A Christian is fighting the State after job centre bosses stopped his unemployment benefit when he attended an ancient service at Chester Cathedral instead of going to a personal adviser interview.

Graham Hodson, a former RAF air traffic controller who served in the first Gulf War, asked job centre staff if he could postpone the interview at their office by half an hour because he wanted to go along to the cathedral’s Holy Communion service.

When Mr Hodson’s request was turned down he went to the service any way but found he was docked £26 of his Job Seeker’s allowance.

He has unsuccessfully challenged the decision at First Tier and Upper Tier Tribunals but will now take his case to the Court of Appeal and has the backing of the Dean of Chester, the Very Rev Dr Gordon McPhate, Frank Field MP and former Tory cabinet minister Ann Widdecombe.

The 46-year-old former businessman, from Blacon, who was made redundant in February 2012 after working for the emergency services for 10 years, said: “We are living in an increasingly secularised nation but these things have to hold on to their grasp otherwise we end up losing this aspect of tradition which goes back to 1662 and it is the established prayer book of the land.

“If it goes, because people aren’t turning up to it, is it just something else that falls by the wayside?”

Under the regulations, a person who does not attend an interview with an adviser “is to be regarded as not having made a claim for a specific benefit” unless he can show “good cause for his failure to take part in the interview”.

But the regulations also say that a good cause includes “that the established customs and practices of the religion to which the person belongs prevented him attending on that day or at that time”.

“It’s a ridiculous thing that they’ve turned round and said there’s the rule but it doesn’t really apply because you should still have turned up,” added Mr Hodson, who says previous employers have been flexible enough to allow him to attend church services providing there was “no impediment” to the business.

Mr Hodson recently gained a theology degree at the University of Chester and says having a close link to the cathedral is particularly important because he is investigating a life in the ministry.

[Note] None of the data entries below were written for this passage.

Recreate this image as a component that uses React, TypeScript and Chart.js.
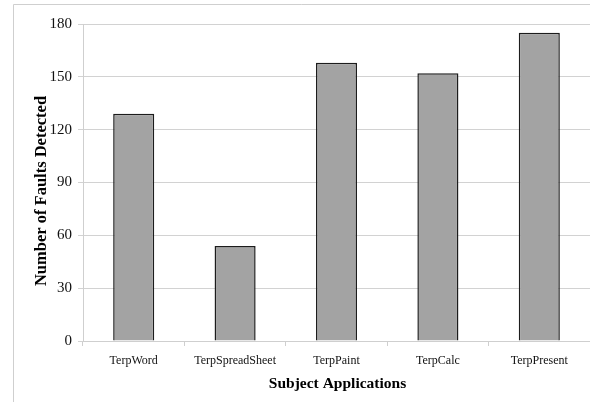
import React, { useEffect, useRef } from "react";
import { Chart, registerables } from "chart.js";

Chart.register(...registerables);

const categories = ["TerpWord", "TerpSpreadSheet", "TerpPaint", "TerpCalc", "TerpPresent"];
const faults = [129, 54, 158, 152, 175];
const yTicks = [0, 30, 60, 90, 120, 150, 180];
const xTitle = "Subject Applications";
const yTitle = "Number of Faults Detected";

const FONT = "'Liberation Serif', 'Times New Roman', serif";

const framePlugin = {
  id: "frameAndTitles",
  beforeDraw(chart: any) {
    const ctx = chart.ctx;
    ctx.save();
    ctx.strokeStyle = "#cfcfcf";
    ctx.lineWidth = 1;
    ctx.beginPath();
    ctx.moveTo(13.5, 402);
    ctx.lineTo(13.5, 4.5);
    ctx.lineTo(590, 4.5);
    ctx.stroke();
    ctx.restore();
  },
  afterDraw(chart: any) {
    const ctx = chart.ctx;
    const area = chart.chartArea;
    ctx.save();
    ctx.fillStyle = "#000";
    ctx.textAlign = "center";
    ctx.textBaseline = "middle";
    ctx.font = `bold 15.5px ${FONT}`;
    ctx.fillText(xTitle, (area.left + area.right) / 2 + 1, 384);
    ctx.translate(42, 191);
    ctx.rotate(-Math.PI / 2);
    ctx.font = `bold 16.5px ${FONT}`;
    ctx.fillText(yTitle, 0, 0);
    ctx.restore();
  },
};

export default function App() {
  const ref = useRef<HTMLCanvasElement>(null);
  useEffect(() => {
    if (!ref.current) return;
    const chart = new Chart(ref.current, {
      type: "bar",
      data: {
        labels: categories,
        datasets: [
          {
            data: faults,
            backgroundColor: "#a3a3a3",
            borderColor: "#1c1c1c",
            borderWidth: 1.5,
            barPercentage: 0.405,
            categoryPercentage: 1,
          },
        ],
      },
      options: {
        animation: false,
        responsive: false,
        maintainAspectRatio: false,
        layout: { padding: { top: 24, right: 0, bottom: 0, left: 0 } },
        plugins: { legend: { display: false }, tooltip: { enabled: false } },
        scales: {
          x: {
            offset: true,
            grid: {
              offset: true,
              drawOnChartArea: false,
              drawTicks: true,
              tickLength: 5,
              color: "#cfcfcf",
            },
            border: { display: true, color: "#cfcfcf" },
            ticks: {
              color: "#111",
              font: { family: FONT, size: 12 },
              padding: 8,
              maxRotation: 0,
              autoSkip: false,
            },
            afterFit(scale: any) {
              scale.height = 61;
            },
          },
          y: {
            min: 0,
            max: 180,
            afterBuildTicks(scale: any) {
              scale.ticks = yTicks.map((v) => ({ value: v }));
            },
            grid: { color: "#d2d2d2", tickLength: 5, drawTicks: true },
            border: { display: true, color: "#cfcfcf" },
            ticks: {
              color: "#111",
              font: { family: FONT, size: 15 },
              padding: 6,
            },
            afterFit(scale: any) {
              scale.width = 83;
            },
          },
        },
      },
      plugins: [framePlugin],
    } as any);
    return () => chart.destroy();
  }, []);
  return (
    <div style={{ position: "absolute", left: 0, top: 0, width: 590, height: 402, background: "#fff" }}>
      <canvas ref={ref} width={590} height={402} style={{ display: "block", width: 590, height: 402 }} />
    </div>
  );
}
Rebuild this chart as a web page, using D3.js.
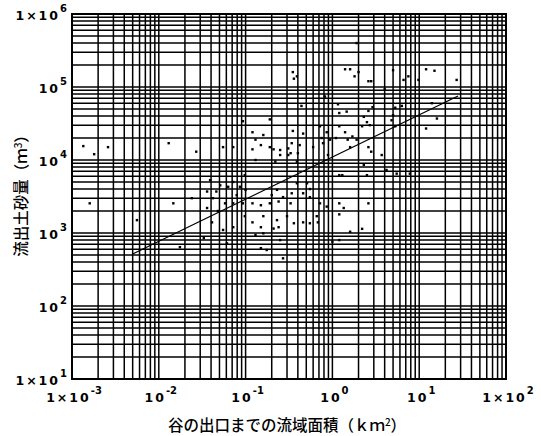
<!DOCTYPE html>
<html>
<head>
<meta charset="utf-8">
<script src="https://cdn.jsdelivr.net/npm/d3@7"></script>
<style>
body { margin: 0; background: #fff; }
svg { display: block; }
</style>
</head>
<body>
<script>
var w = 541;
var h = 436;

// catchment area (km2) and sediment volume (m3)
var area = [
    1.9, 0.35, 0.39, 0.36, 1.4, 1.6, 1.8, 2.0, 2.6, 2.8,
    5.0, 6.6, 7.5, 9.8, 12, 15, 27, 4.0, 0.82, 0.44,
    1.16, 1.46, 1.2, 2.9, 2.6, 5.3, 5.0, 6.3, 14, 0.19,
    0.12, 0.16, 0.13, 0.35, 0.46, 0.72, 0.86, 0.75, 0.94, 1.2,
    1.4, 1.1, 1.5, 2.3, 2.5, 2.2, 2.7, 1.7, 1.9, 4.8,
    5.3, 12, 16, 0.15, 0.19, 0.34, 0.42, 0.6, 0.78, 1.6,
    2.6, 0.055, 0.072, 0.093, 0.12, 0.21, 0.25, 0.31, 0.33, 0.25,
    0.027, 0.00135, 0.0018, 0.0026, 0.013, 0.13, 0.31, 0.40, 0.22, 0.39,
    0.89, 1.2, 1.3, 2.3, 2.5, 2.8, 3.7, 4.2, 5.5, 7.8,
    0.098, 0.072, 0.063, 0.039, 0.051, 0.036, 0.046, 0.086, 0.10, 0.079,
    0.23, 0.20, 0.27, 0.39, 0.51, 0.55, 0.34, 0.46, 0.55, 0.042,
    0.058, 0.072, 0.093, 0.12, 0.15, 0.19, 0.24, 0.33, 0.72, 0.86,
    1.2, 1.35, 2.6, 0.036, 0.048, 0.041, 0.055, 0.072, 0.098, 0.12,
    0.16, 0.23, 0.15, 0.21, 0.24, 0.30, 0.36, 0.46, 0.55, 0.66,
    0.68, 1.2, 0.033, 0.061, 0.13, 0.16, 0.25, 1.6, 2.2, 0.15,
    0.175, 0.27, 1.0, 1.2, 0.0016, 0.0147, 0.024, 0.0056, 0.0175
];
var volume = [
    400000, 160000, 140000, 130000, 175000, 175000, 140000, 160000, 120000, 120000,
    170000, 125000, 140000, 125000, 175000, 167000, 125000, 93000, 74000, 55000,
    58000, 46000, 44000, 53000, 47000, 52000, 41000, 55000, 60000, 36000,
    24000, 22000, 19000, 25000, 23000, 29000, 24000, 20000, 19000, 29000,
    24000, 20000, 19000, 39000, 33000, 29000, 30000, 21000, 19000, 35000,
    29000, 27000, 37000, 16000, 15000, 17000, 16000, 15000, 17000, 15000,
    15000, 15000, 15000, 34000, 14000, 14000, 13700, 14400, 12400, 11700,
    13000, 15500, 12000, 15000, 17000, 10000, 11700, 12400, 9500, 9500,
    11700, 6200, 6200, 8600, 6200, 13000, 11700, 7300, 6500, 6500,
    6200, 5000, 4300, 5300, 4500, 3700, 3700, 4300, 3900, 3300,
    3900, 3300, 3100, 4800, 4800, 4000, 3500, 3500, 3100, 3000,
    2550, 2550, 2550, 2550, 2400, 2550, 2700, 2550, 2550, 2300,
    2550, 2200, 2550, 2200, 2000, 1400, 1100, 1200, 1700, 1400,
    1700, 1500, 1200, 1150, 1200, 1700, 1360, 1400, 1360, 1700,
    1400, 1800, 850, 720, 940, 990, 800, 1040, 1140, 620,
    585, 450, 760, 800, 2550, 2550, 3000, 1500, 640
];

// regression line end points
var fitArea = [0.005, 28];
var fitVolume = [515, 75300];

var xTicks = [1e-3, 1e-2, 1e-1, 1, 10, 100];
var xTickBase = ['1×10', '10', '10', '10', '10', '1×10'];
var xTickExp = ['-3', '-2', '-1', '0', '1', '2'];
var yTicks = [1e1, 1e2, 1e3, 1e4, 1e5, 1e6];
var yTickBase = ['1×10', '10', '10', '10', '10', '1×10'];
var yTickExp = ['1', '2', '3', '4', '5', '6'];

var margin = {left: 72, right: 35, top: 14, bottom: 57};

var x = d3.scaleLog().domain([1e-3, 1e2]).range([margin.left, w - margin.right]);
var y = d3.scaleLog().domain([1e1, 1e6]).range([h - margin.bottom, margin.top]);

var svg = d3.select('body').append('svg')
    .attr('width', w).attr('height', h);

// grid: 1..9 in every decade
var gridX = [], gridY = [];
for (var e = -3; e < 2; e++) {
    for (var m = 1; m < 10; m++) gridX.push(m * Math.pow(10, e));
}
gridX.push(100);
for (var e2 = 1; e2 < 6; e2++) {
    for (var m2 = 1; m2 < 10; m2++) gridY.push(m2 * Math.pow(10, e2));
}
gridY.push(1e6);

var grid = svg.append('g').attr('stroke', '#000').attr('stroke-width', 1.5);
grid.selectAll('line.vx').data(gridX).enter().append('line')
    .attr('class', 'vx')
    .attr('x1', function(d) { return x(d); })
    .attr('x2', function(d) { return x(d); })
    .attr('y1', y(1e1)).attr('y2', y(1e6));
grid.selectAll('line.hy').data(gridY).enter().append('line')
    .attr('class', 'hy')
    .attr('y1', function(d) { return y(d); })
    .attr('y2', function(d) { return y(d); })
    .attr('x1', x(1e-3)).attr('x2', x(1e2));

svg.append('rect')
    .attr('x', x(1e-3)).attr('y', y(1e6))
    .attr('width', x(1e2) - x(1e-3)).attr('height', y(1e1) - y(1e6))
    .attr('fill', 'none').attr('stroke', '#000').attr('stroke-width', 2);

// regression line
svg.append('path')
    .datum(d3.zip(fitArea, fitVolume))
    .attr('fill', 'none').attr('stroke', '#000').attr('stroke-width', 1.3)
    .attr('d', d3.line()
        .x(function(d) { return x(d[0]); })
        .y(function(d) { return y(d[1]); }));

// data points
svg.append('g').selectAll('rect')
    .data(d3.zip(area, volume)).enter()
    .append('rect')
    .attr('x', function(d) { return x(d[0]) - 1.2; })
    .attr('y', function(d) { return y(d[1]) - 1.2; })
    .attr('width', 2.4).attr('height', 2.4)
    .attr('fill', '#000');

// tick labels
function tickStyle(sel) {
    sel.attr('font-family', 'DejaVu Sans, sans-serif')
        .attr('font-size', '12.5px')
        .attr('font-weight', 'bold')
        .attr('letter-spacing', '2px')
        .attr('fill', '#000');
}

var xl = svg.append('g').selectAll('text')
    .data(xTicks).enter().append('text')
    .attr('x', function(d) { return x(d) + 2; })
    .attr('y', 402)
    .attr('text-anchor', 'middle')
    .call(tickStyle);
xl.append('tspan').text(function(d, i) { return xTickBase[i]; });
xl.append('tspan').attr('dy', -8).attr('font-size', '10px').attr('letter-spacing', '0px')
    .text(function(d, i) { return xTickExp[i]; });

var yl = svg.append('g').selectAll('text')
    .data(yTicks).enter().append('text')
    .attr('x', 67)
    .attr('y', function(d) { return y(d) + 6; })
    .attr('text-anchor', 'end')
    .call(tickStyle);
yl.append('tspan').text(function(d, i) { return yTickBase[i]; });
yl.append('tspan').attr('dy', -8).attr('font-size', '10px').attr('letter-spacing', '0px')
    .text(function(d, i) { return yTickExp[i]; });

// axis titles
svg.append('text')
    .attr('x', 287).attr('y', 431)
    .attr('text-anchor', 'middle')
    .attr('font-family', 'Noto Sans CJK JP, sans-serif')
    .attr('font-size', '15.5px')
    .attr('font-weight', 500)
    .attr('fill', '#000')
    .html('谷の出口までの流域面積（ｋｍ<tspan dy="-5" font-size="10px">2</tspan><tspan dy="5">）</tspan>');

svg.append('text')
    .attr('transform', 'translate(27,192) rotate(-90)')
    .attr('text-anchor', 'middle')
    .attr('font-family', 'Noto Sans CJK JP, sans-serif')
    .attr('font-size', '15.5px')
    .attr('font-weight', 500)
    .attr('fill', '#000')
    .html('流出土砂量（ｍ<tspan dy="-5" font-size="10px">3</tspan><tspan dy="5">）</tspan>');
</script>
</body>
</html>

“For me, it’s the unswerving sense of call. It’s something I’ve come to very late in life and it’s something which I am dedicated to investigate along with the Dean to see if it’s a true and genuine call and, if it is, this forms part of the process. So it’s a deeply held conviction in the Christian faith.”

Mr Hodson can’t believe the waste of time and money the DWP has put into fighting him but insists he “won’t let it go” on a point of principle.

“How much does an upper tribunal judge cost these days?” he asked. He is now back on benefits after gaining a short-term contract at the University of Chester which ended last September.

“I’m finding it slightly difficult because I’m 47 in a few months and whilst I am getting to interviews, I’m not getting through and I‘m on the verge of thinking, is it because I’m too old?”

A DWP spokesman said: “The appellant preferred to attend a service of Holy Communion each Thursday, the day of his interview, the appellant agreed in evidence that, if offered employment, he would make alternative arrangements to attend Holy Communion another time or day and he appreciated that an employer would expect him to be in his work places on Thursdays.”